While shad can be taken throughout the day, the final 60 minutes of daylight is the “magic hour.” That’s when they normally shake off the midday blues and go on an all-out blitzkrieg assault and anything you put in the water will get eaten. As the sun continues to slip behind the horizon, the action gets even more frantic and it’s common to for everybody in sight to have a doubled-over rod. And just as the fishing reaches its climax, it suddenly goes dead with the onset of night. Shad get into spawning mode after the sun goes down, and while you’ll see them darting around just under the surface after dark, they won’t bite.
Early morning is also a great time to fish…provided the water isn’t too cold. If temps are low, stick to the afternoons so the water has a chance to bump up a few degrees.
American shad spawn in water that ranges from 55 to 68 degrees and seem to bite best when temperatures are 60 degrees or above. Any colder than that and they’ll still take a hook but with less enthusiasm.
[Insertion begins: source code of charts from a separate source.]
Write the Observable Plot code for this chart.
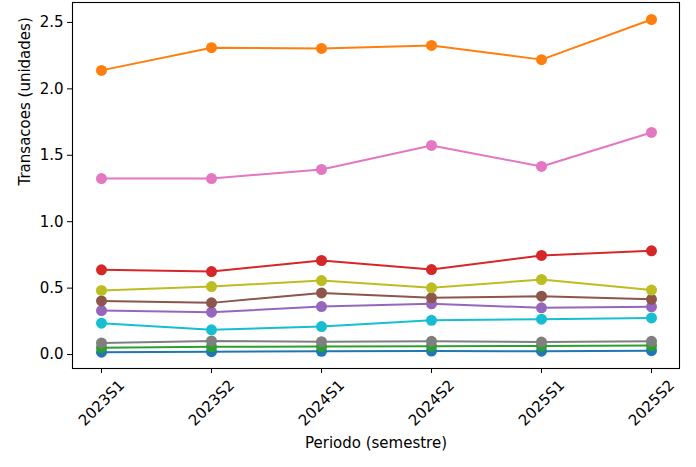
<!DOCTYPE html>
<html>
<head>
<meta charset="utf-8">
<script src="https://cdn.jsdelivr.net/npm/d3@7"></script>
<script src="https://cdn.jsdelivr.net/npm/@observablehq/plot@0.6"></script>
<style>
  html, body { margin: 0; padding: 0; background: white; }
  svg { font-family: "DejaVu Sans", sans-serif; }
</style>
</head>
<body>
<div id="chart"></div>
<script>
const periods = ["2023S1", "2023S2", "2024S1", "2024S2", "2025S1", "2025S2"];

const serieBlue   = [0.018, 0.022, 0.024, 0.026, 0.025, 0.029];
const serieOrange = [2.139, 2.310, 2.304, 2.327, 2.220, 2.522];
const serieGreen  = [0.052, 0.058, 0.060, 0.063, 0.064, 0.068];
const serieRed    = [0.638, 0.625, 0.708, 0.640, 0.746, 0.781];
const seriePurple = [0.331, 0.319, 0.361, 0.382, 0.352, 0.359];
const serieBrown  = [0.404, 0.389, 0.464, 0.427, 0.439, 0.416];
const seriePink   = [1.325, 1.325, 1.393, 1.574, 1.416, 1.672];
const serieGray   = [0.087, 0.102, 0.097, 0.100, 0.094, 0.100];
const serieOlive  = [0.483, 0.512, 0.557, 0.502, 0.565, 0.485];
const serieCyan   = [0.236, 0.186, 0.211, 0.258, 0.266, 0.276];

const seriesList = [serieBlue, serieOrange, serieGreen, serieRed, seriePurple,
                    serieBrown, seriePink, serieGray, serieOlive, serieCyan];
const colors = ["#1f77b4", "#ff7f0e", "#2ca02c", "#d62728", "#9467bd",
                "#8c564b", "#e377c2", "#7f7f7f", "#bcbd22", "#17becf"];
const yTicks = [0, 0.5, 1.0, 1.5, 2.0, 2.5];

const seriesMarks = seriesList.flatMap((vals, i) => {
  const rows = periods.map((p, j) => ({period: p, value: vals[j]}));
  return [
    Plot.line(rows, {x: "period", y: "value", stroke: colors[i], strokeWidth: 2}),
    Plot.dot(rows, {x: "period", y: "value", fill: colors[i], r: 5.5, stroke: "none"})
  ];
});

const FS = 15;
const chart = Plot.plot({
  width: 696,
  height: 467,
  marginLeft: 72,
  marginRight: 17,
  marginTop: 2,
  marginBottom: 99,
  style: {fontFamily: "DejaVu Sans, sans-serif", fontSize: FS + "px", color: "black", background: "white"},
  x: {type: "point", domain: periods, padding: 0.25},
  y: {domain: [-0.105, 2.65]},
  marks: [
    ...seriesMarks,
    Plot.frame({stroke: "black", strokeWidth: 1.1}),
    Plot.axisY({ticks: yTicks, tickFormat: d3.format(".1f"), tickSize: 5, tickPadding: 4, label: null, fontSize: FS, stroke: "black"}),
    Plot.axisX({tickSize: 5, tickFormat: () => "", label: null, stroke: "black"}),
    Plot.text(periods, {x: d => d, frameAnchor: "bottom", dy: 34.5, rotate: -45, textAnchor: "middle", lineAnchor: "middle", fontSize: FS, fill: "black"}),
    Plot.text(["Periodo (semestre)"], {frameAnchor: "bottom", dy: 75, lineAnchor: "middle", fontSize: FS, fill: "black"}),
    Plot.text(["Transacoes (unidades)"], {frameAnchor: "left", dx: -47.5, rotate: -90, lineAnchor: "middle", fontSize: FS, fill: "black"})
  ]
});
document.getElementById("chart").appendChild(chart);
</script>
</body>
</html>
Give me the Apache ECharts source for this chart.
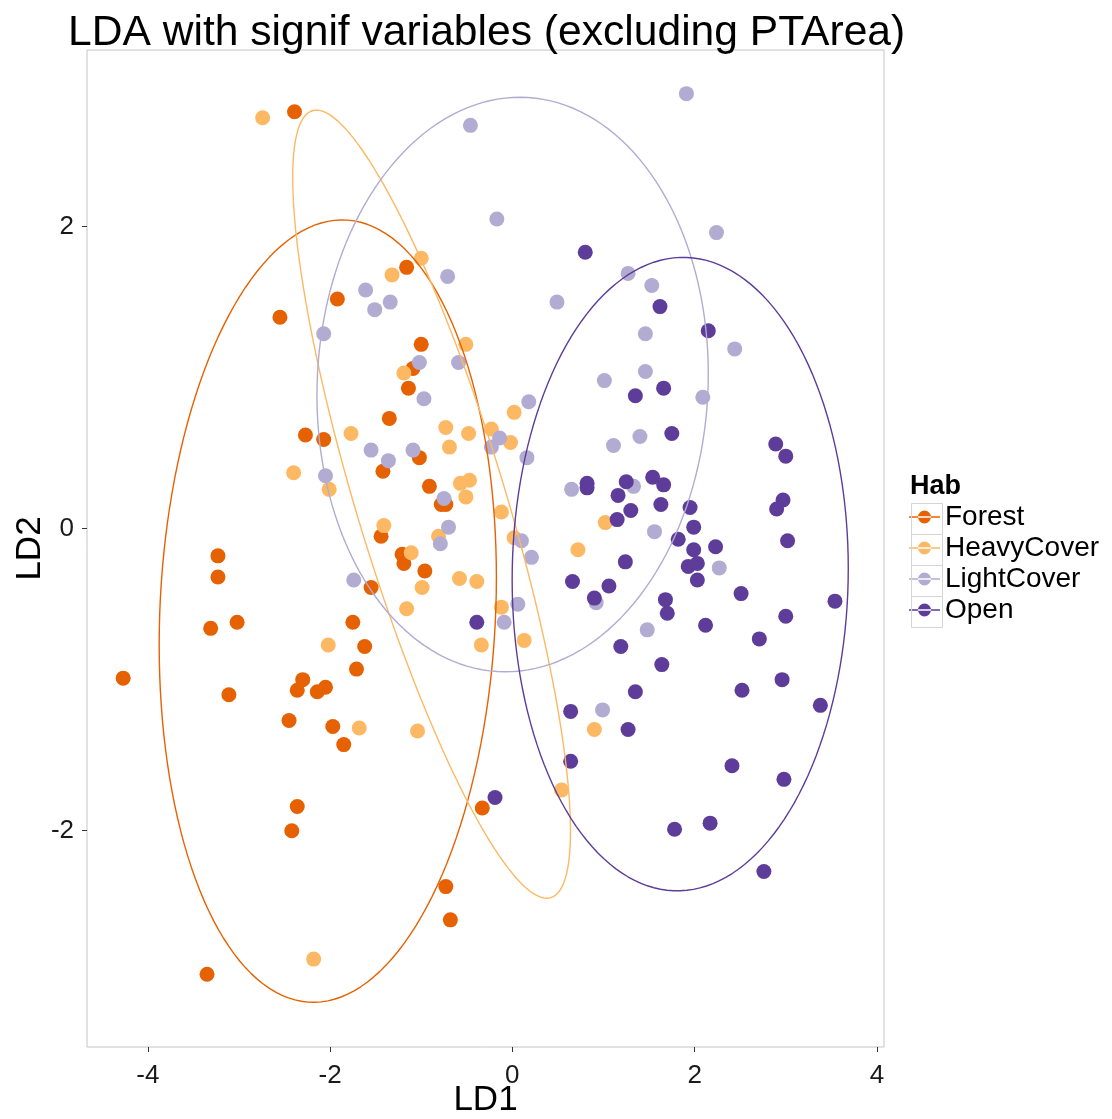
<!DOCTYPE html>
<html>
<head>
<meta charset="utf-8">
<title>LDA with signif variables</title>
<script src="https://cdn.jsdelivr.net/npm/echarts@6/dist/echarts.min.js"></script>
<style>
  html, body { margin: 0; padding: 0; background: #fff; }
  #chart { width: 1112px; height: 1119px; }
</style>
</head>
<body>
<div id="chart"></div>
<script>
// groups (Hab) and their colours
var habNames = ['Forest', 'HeavyCover', 'LightCover', 'Open'];
var habColors = ['#E66101', '#FDB863', '#B2ABD2', '#5E3C99'];

// tick labels
var ld1Ticks = [-4, -2, 0, 2, 4];
var ld2Ticks = [-2, 0, 2];

// [LD1, LD2]
var forestPts = [
  [-2.39, 2.76], [-1.16, 1.73], [-1.92, 1.52], [-2.55, 1.40], [-1.00, 1.22],
  [-1.09, 1.06], [-1.14, 0.93], [-1.35, 0.73], [-2.27, 0.62], [-2.07, 0.59],
  [-1.02, 0.47], [-1.42, 0.38], [-0.91, 0.28], [-0.78, 0.16], [-0.73, 0.16],
  [-1.44, -0.05], [-1.21, -0.17], [-1.19, -0.23], [-0.96, -0.28], [-1.55, -0.39],
  [-3.23, -0.18], [-3.23, -0.32], [-3.02, -0.62], [-3.31, -0.66], [-1.75, -0.62],
  [-1.62, -0.78], [-1.71, -0.93], [-4.27, -0.99], [-2.30, -1.00], [-2.36, -1.07],
  [-2.05, -1.05], [-2.14, -1.08], [-3.11, -1.10], [-2.45, -1.27], [-1.97, -1.31],
  [-1.85, -1.43], [-2.36, -1.84], [-2.42, -2.00], [-0.33, -1.85], [-0.73, -2.37],
  [-0.68, -2.59], [-3.35, -2.95]
];
var heavyPts = [
  [-2.74, 2.72], [-1.00, 1.79], [-1.32, 1.68], [-0.51, 1.22], [-1.19, 1.03],
  [-0.73, 0.67], [-0.48, 0.63], [-1.77, 0.63], [-0.69, 0.54], [-2.40, 0.37],
  [-2.01, 0.26], [-0.57, 0.30], [-0.47, 0.32], [-0.51, 0.21], [-0.81, -0.05],
  [-1.41, 0.02], [-1.11, -0.16], [-0.58, -0.33], [-0.39, -0.35], [-0.99, -0.39],
  [-1.16, -0.53], [-0.34, -0.77], [-2.02, -0.77], [0.02, 0.77], [-0.23, 0.66],
  [-0.02, 0.57], [-0.12, 0.11], [0.02, -0.06], [0.72, -0.14], [1.02, 0.04],
  [-0.12, -0.52], [0.13, -0.74], [-1.68, -1.32], [-1.04, -1.34], [0.90, -1.33],
  [0.54, -1.73], [-2.18, -2.85]
];
var lightPts = [
  [-0.46, 2.67], [-0.71, 1.67], [-1.61, 1.58], [-1.34, 1.50], [-1.51, 1.45],
  [-2.07, 1.29], [-1.02, 1.10], [-0.59, 1.10], [-0.97, 0.86], [-1.55, 0.52],
  [-1.36, 0.45], [-1.09, 0.52], [-2.05, 0.35], [-0.75, 0.20], [-0.70, 0.01],
  [-0.79, -0.10], [-1.74, -0.34], [1.91, 2.88], [-0.17, 2.05], [2.24, 1.96],
  [1.27, 1.69], [1.53, 1.61], [0.49, 1.50], [2.44, 1.19], [1.46, 1.29],
  [1.46, 1.04], [1.01, 0.98], [2.09, 0.87], [0.18, 0.84], [-0.14, 0.60],
  [-0.23, 0.54], [0.16, 0.47], [1.11, 0.55], [1.40, 0.61], [0.65, 0.26],
  [1.33, 0.28], [1.56, -0.02], [0.10, -0.08], [0.21, -0.19], [2.27, -0.26],
  [0.92, -0.49], [1.48, -0.67], [0.99, -1.20], [0.06, -0.50], [-0.09, -0.62]
];
var openPts = [
  [0.80, 1.83], [1.62, 1.47], [2.15, 1.31], [1.35, 0.88], [1.66, 0.93],
  [1.75, 0.63], [2.89, 0.56], [3.00, 0.48], [0.82, 0.30], [0.82, 0.27],
  [1.25, 0.31], [1.54, 0.34], [1.66, 0.29], [1.16, 0.22], [1.30, 0.12],
  [1.63, 0.16], [1.95, 0.14], [2.97, 0.19], [2.90, 0.13], [1.15, 0.06],
  [1.99, 0.01], [1.82, -0.07], [3.02, -0.08], [1.99, -0.14], [2.23, -0.12],
  [1.24, -0.22], [1.93, -0.25], [2.03, -0.23], [2.03, -0.34], [0.66, -0.35],
  [1.06, -0.38], [2.51, -0.43], [3.54, -0.48], [0.90, -0.46], [1.68, -0.47],
  [1.70, -0.56], [3.00, -0.58], [2.12, -0.64], [2.71, -0.73], [1.19, -0.78],
  [1.64, -0.90], [2.96, -1.00], [1.35, -1.08], [2.52, -1.07], [3.38, -1.17],
  [0.64, -1.21], [1.27, -1.33], [0.64, -1.54], [-0.19, -1.78], [2.41, -1.57],
  [2.98, -1.66], [1.78, -1.99], [2.17, -1.95], [2.76, -2.27], [-0.39, -0.62]
];
var habPts = [forestPts, heavyPts, lightPts, openPts];

// 95% ellipses (stat_ellipse):
// centre, half width, half height, covariance term
var ellCx = [-2.025, -0.886, 0.003, 1.842];
var ellCy = [-0.546, 0.162, 0.954, -0.301];
var ellHalfW = [1.85, 1.524, 2.147, 1.844];
var ellHalfH = [2.59, 2.609, 1.902, 2.097];
var ellCov = [0.412, -3.296, 0.15, 0.069];

/**
 * outline of an ellipse from its centre and shape terms
 */
function ellipsePath(i) {
  var l11 = ellHalfW[i];
  var l21 = ellCov[i] / l11;
  var l22 = Math.sqrt(ellHalfH[i] * ellHalfH[i] - l21 * l21);
  var pts = [];
  var n = 160;
  for (var k = 0; k <= n; k++) {
    var t = 2 * Math.PI * k / n;
    pts.push([ellCx[i] + l11 * Math.cos(t), ellCy[i] + l21 * Math.cos(t) + l22 * Math.sin(t)]);
  }
  return pts;
}

var fontName = '"Liberation Sans", Arial, Helvetica, sans-serif';
// legend glyph: a line with a dot on it
var keyIcon = 'path://M0,5.35 L31,5.35 L31,6.65 L0,6.65 Z M9,6 A6.5,6.5 0 1,0 22,6 A6.5,6.5 0 1,0 9,6 Z';

var series = [];
habNames.forEach(function (name, i) {
  series.push({
    name: name,
    type: 'scatter',
    data: habPts[i],
    symbol: 'circle',
    symbolSize: 15,
    itemStyle: { color: habColors[i], opacity: 1 },
    emphasis: { disabled: true },
    silent: true,
    z: 2
  });
});
habNames.forEach(function (name, i) {
  series.push({
    name: name + ' ellipse',
    type: 'line',
    data: ellipsePath(i),
    showSymbol: false,
    symbol: 'none',
    smooth: false,
    lineStyle: { color: habColors[i], width: 1.4 },
    itemStyle: { color: habColors[i] },
    silent: true,
    animation: false,
    z: 3
  });
});

// grey frames round the legend keys
var keyBoxes = [];
habNames.forEach(function (name, i) {
  keyBoxes.push({
    type: 'rect',
    left: 909,
    top: 501 + i * 31,
    shape: { width: 31, height: 31 },
    style: { fill: 'none', stroke: '#d4d4d4', lineWidth: 1 },
    z: 100
  });
});

var chart = echarts.init(document.getElementById('chart'), null, { renderer: 'canvas' });
chart.setOption({
  backgroundColor: '#fff',
  animation: false,
  textStyle: { fontFamily: fontName },
  title: [{
    text: 'LDA with signif variables (excluding PTArea)',
    left: 63,
    top: 7,
    textStyle: { fontFamily: fontName, fontSize: 42.6, fontWeight: 'normal', color: '#000' }
  }, {
    text: 'Hab',
    left: 905,
    top: 468,
    textStyle: { fontFamily: fontName, fontSize: 27, fontWeight: 'bold', color: '#000' }
  }],
  legend: {
    orient: 'vertical',
    left: 909,
    top: 503,
    padding: 0,
    itemWidth: 31,
    itemHeight: 31,
    itemGap: 3,
    icon: keyIcon,
    data: habNames,
    selectedMode: false,
    textStyle: { fontFamily: fontName, fontSize: 28, color: '#000' }
  },
  grid: {
    left: 87,
    right: 228,
    top: 50,
    bottom: 72,
    show: true,
    borderColor: '#c4c4c4',
    borderWidth: 1,
    containLabel: false,
    outerBoundsMode: 'none'
  },
  xAxis: {
    type: 'value',
    min: -4.667,
    max: 4.078,
    name: 'LD1',
    nameLocation: 'middle',
    nameGap: 53,
    nameMoveOverlap: false,
    nameTextStyle: { fontFamily: fontName, fontSize: 35, color: '#000', verticalAlign: 'middle' },
    axisLine: { show: false, onZero: false },
    axisTick: { show: true, length: 5, customValues: ld1Ticks, lineStyle: { color: '#333', width: 1 } },
    axisLabel: { customValues: ld1Ticks, margin: 16, fontSize: 26, color: '#1a1a1a', fontFamily: fontName },
    splitLine: { show: false }
  },
  yAxis: {
    type: 'value',
    min: -3.432,
    max: 3.169,
    name: 'LD2',
    nameLocation: 'middle',
    nameRotate: 90,
    nameGap: 39,
    nameMoveOverlap: false,
    nameTextStyle: { fontFamily: fontName, fontSize: 35, color: '#000' },
    axisLine: { show: false, onZero: false },
    axisTick: { show: true, length: 5, customValues: ld2Ticks, lineStyle: { color: '#333', width: 1 } },
    axisLabel: { customValues: ld2Ticks, margin: 13, fontSize: 26, color: '#1a1a1a', fontFamily: fontName },
    splitLine: { show: false }
  },
  graphic: keyBoxes,
  series: series
});
</script>
</body>
</html>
I will sometimes dab a little Atlas Mike’s Shrimp Lunker Lotion on my jigs and darts when the fishing is tough but most of the time I go scent-free. I do know some guys, however, who swear that rubbing your jig on the side of a fish you just caught is the best way to “scent up” a lure. The jury’s still out on that one for me, but give ‘er a go if you like. Can’t hurt, right?
Proper Shad Nets
One thing that will make your shad fishing experience a much better one is to use a catch and release net that has rubber coated mesh. Shad have paper thin sides of their mouths so you’ll usually lose them when you hook a fish there. The ones they stay on are the shad that are hooked through the top of the jaw. A lot of times, the hook point will go through the top of the fish’s nose and poke out. When you scoop up a shad hooked this way in a regular net, the hook point almost always gets tangled up in the mesh. In that case, you have to dig the hook out of the net before you can even unhook the fish.
That’s where the tangle-free C&R nets come in handy. Trust me…these are essential if you are going to do a lot of shad fishing. I have been using a Pro Mar net for the past few seasons and it has been great.
When your lure or fly is drifting along, near the bottom, give your rod tip a light jerk every couple of seconds. Shad really seem to be attracted to erratic motion, so adding some “jigging” motion to your lure will help increase the amount of strikes you get. Also, pay attention when you’re reeling in a shad. If it’s a female, it will often be accompanied by 1-4 males. The males will follow a hooked female right up to the boat or your feet and are extremely aggressive. If you’re fishing with a buddy, have him/her drop their jig or fly in right next to your hooked fish, and 9 times out of 10, one of the males will slam it. Instant double-hook-up!
The scientific name for American Shad is alosa sapidissima, which translated means “most savory.” They are an important food fish in their native range (the East Coast), but West Coasters have not yet taken too whole-heartedly to the concept of “shad is food.”
The biggest issue with shad is the crazy amount of ridiculously thin, almost hair-like bones they have. An old legend says that a shad swam out of the water, climbed on land, turned himself inside out and became a porcupine. And I almost believe it!
You can get online and Google all sorts of ways to prepare shad. My favorite is to lightly smoke them and then can them. The smoking gives them a really nice flavor and the pressure cooking dissolves all the bones.